Under the front panel is a filter, which supports a pair of 120mm fans. This is a nice snap in setup and the cables easily route to the side. On the topic of routing cables, I did find it quite easy to snake the various cables around the case and keep them mostly out of the way. The fact that the case isn’t flat on the sides assists here too. Zip ties are provided to keep things neat.

It’s always a bit spooky to boot up the first time, but it came up without any drama. I needed to update the BIOS which was more than a year out of date, and turn on XMP to move my memory speed up from ~4800 -> ~5200.  It runs nice and cool, and is quiet.

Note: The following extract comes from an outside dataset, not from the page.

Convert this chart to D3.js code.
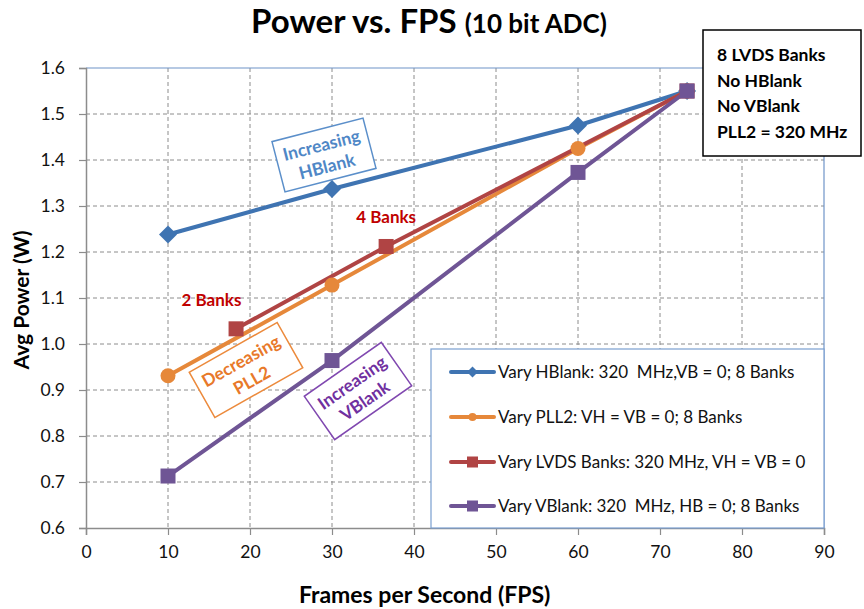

I’ll do a mini review of a subset of the components:

Thermalright Burst Assassin 120 SE [5/5 stars] This is a very reasonably priced air cooler, but you get good documentation, everything fits like it should and it feels solid once installed.

Gigabyte B760M DS3H AX [4/5 stars] I haven’t had a chance to really explore all of the options, but I knocked off a star for the minimal documentation provided – and the confusing CPU orientation information. For the price, it feels like it wouldn’t be all that hard to make this a better experience.

Thermaltake Versa H21 [4/5 stars] Given the value you are getting based on the price, and the number of drive bays – this might be the best choice for a home server. It easily fit my large cooler, cable routing options were good, it has great ventilation and is mostly tool free for common things. Negatives were the lack of documentation, janky MB mounts, and the scary front panel removal.